Sure enough, the Wolverines blazed their way to a dominant win, clinching the Big Ten regular season title with an 84-53 victory. While the celebration was sweet, it was even sweeter when the team celebrated its title at Crisler Center following a win over Indiana later that week.
“That moment of accomplishment on your own court, to be the sole champion,” Beilein said. “Just think about how many times that’s happened. That hasn’t happened a lot. We won two of them and one of them was a three-way tie.”
And seven years later, the Wolverines added another Big Ten regular season title banner to the Crisler Center rafters as Beilein watched from the stands.
“It does mean a lot to win the regular season championship, because it means you withstood the test of time,” Beilein said. “Only the National Championship is a better gage for how good you are.”
While this year’s Michigan team has not finished writing its narrative, the 2014 team can see pieces of themselves in what they have accomplished to this point. Besides following suit by winning a regular season championship, the way the Wolverines of today play together reminds its former players of their own days on the court.
“The biggest parallel is that they look like they genuinely love playing together and playing for one another,” Albrecht said. “I think that’s part of the reason we were so successful. We were a really close-knit group, all really good friends, had fun going out on the court.
“Nobody cared who was scoring, making all the plays. At the end of the day we just wanted to win. And I think that’s something that this group does as well.”

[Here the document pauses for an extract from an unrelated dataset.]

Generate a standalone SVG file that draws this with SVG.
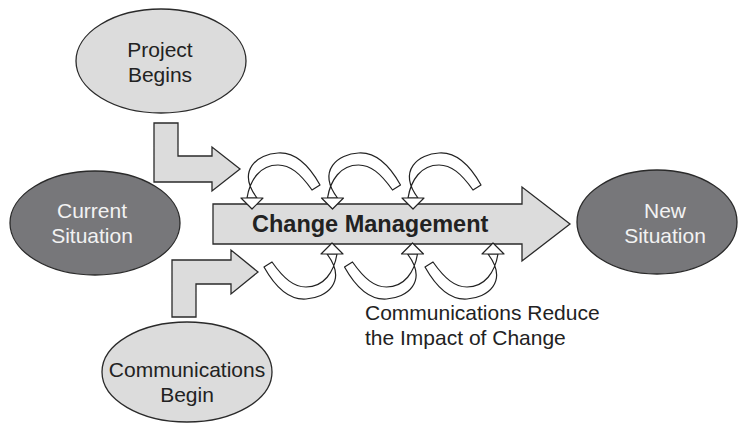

This fall, Michigan will raise another Big Ten regular season banner to stand beside 2014’s. Whenever Stauskas returns to Ann Arbor, he reminds himself that the banner bearing his squad’s name is a sign that they left their mark. Now that this year’s squad has accomplished the same feat, he hopes it feels it, too.
“You’re a part of history,” Stauskas said. “You’ve left your mark on the school, and it’s a good feeling knowing whatever new players are stepping into that arena and are a part of that program, they’re gonna look up and see that part of history.”